There is a humorous irony here. For years, people predicted the QA role would disappear because testers couldn’t catch up with the speed of developers. Now, with coding agents, human developers can’t catch up either. The playing field has leveled: we both are the losers. And the boundary blurred: it is just different ways of talking to AI. The primary skill of the future developer is not writing syntax, but rigorously defining what “good” looks like so the machine can achieve it.

The Strategic Takeaway

The strategic implication is clear: we must aggressively divest from commoditized implementation-only work. The “how” is being solved; the value has moved upstream to the “what” and the “why.” Organizations must pivot their engineering culture toward Alignment Engineering, which rests on not only clear specifications and early adjustments, but also, Evaluation as Implementation: If the AI does the work, the human must build the yardstick. We need to invest heavily in “Evals” - automated test suites that score model behavior against human intent. This is the only defense against the avalanche of AI debt.

Risk Management as Architecture: We are no longer building static walls; we are managing kinetic agents.

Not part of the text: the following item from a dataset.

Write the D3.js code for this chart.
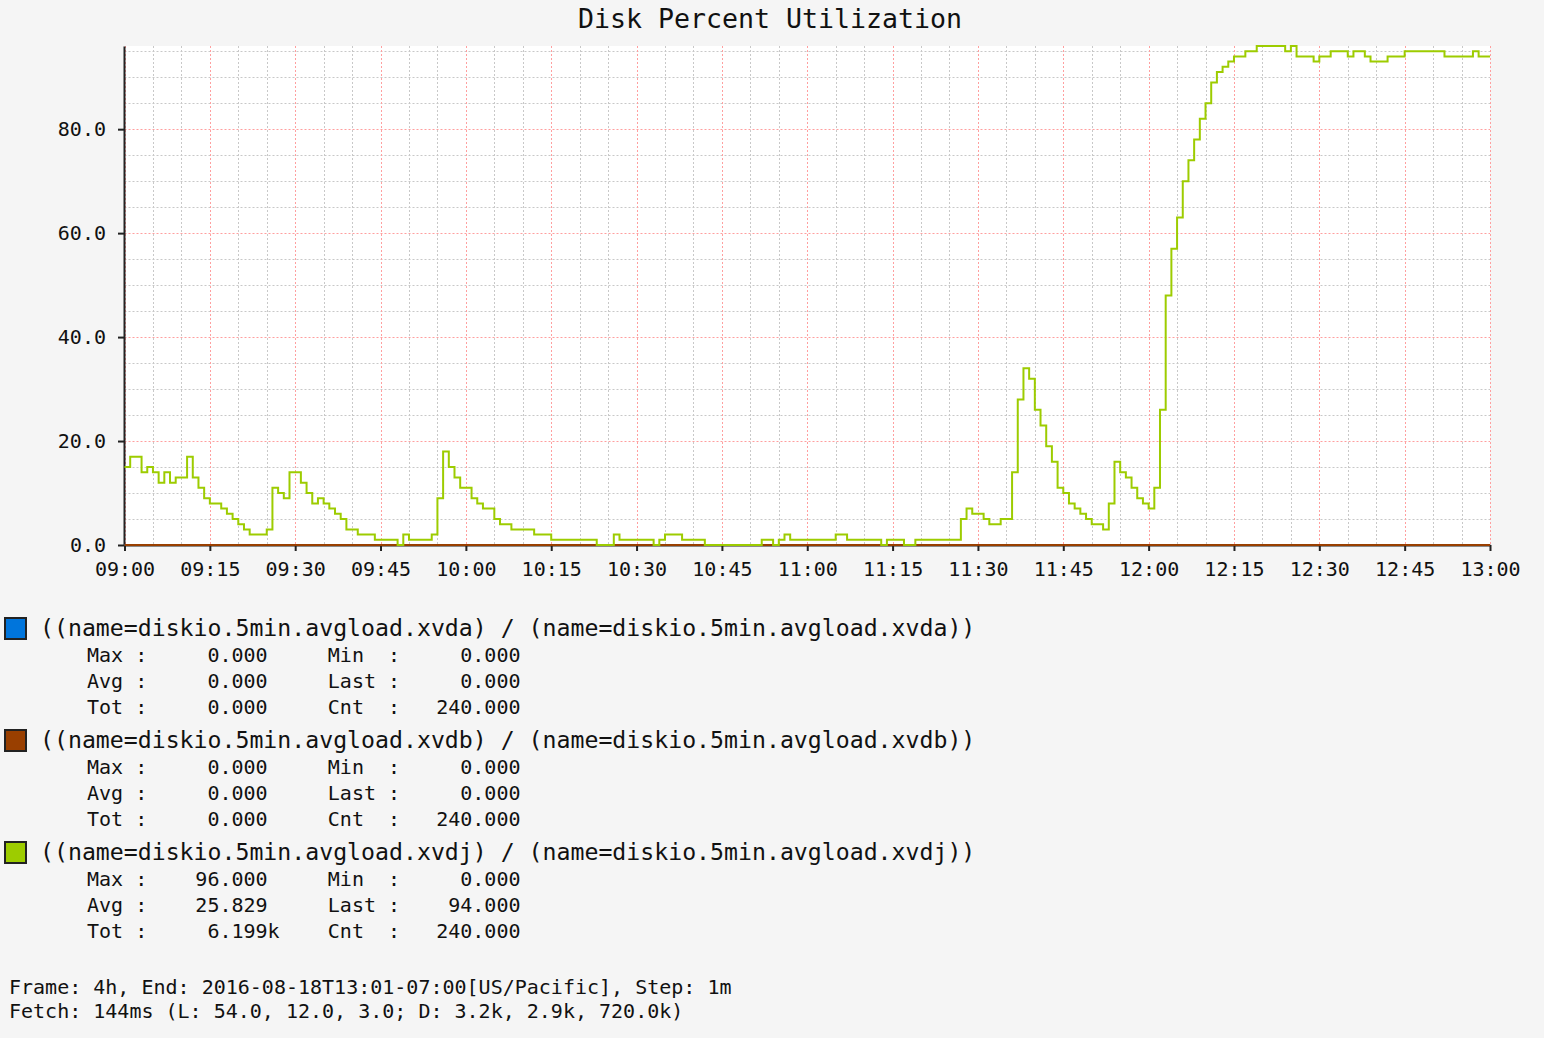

This requires designing systems with “circuit breakers” and human-in-the-loop checkpoints that trigger when an agent’s confidence drops or the stakes rise.

Ultimately, use AI throughout the process, but recognize the hard truth: AI is an engine of execution, not intent. It can run the race faster than any human, but it has no idea where the track is. Your job is no longer to run; your job is to draw the finish line.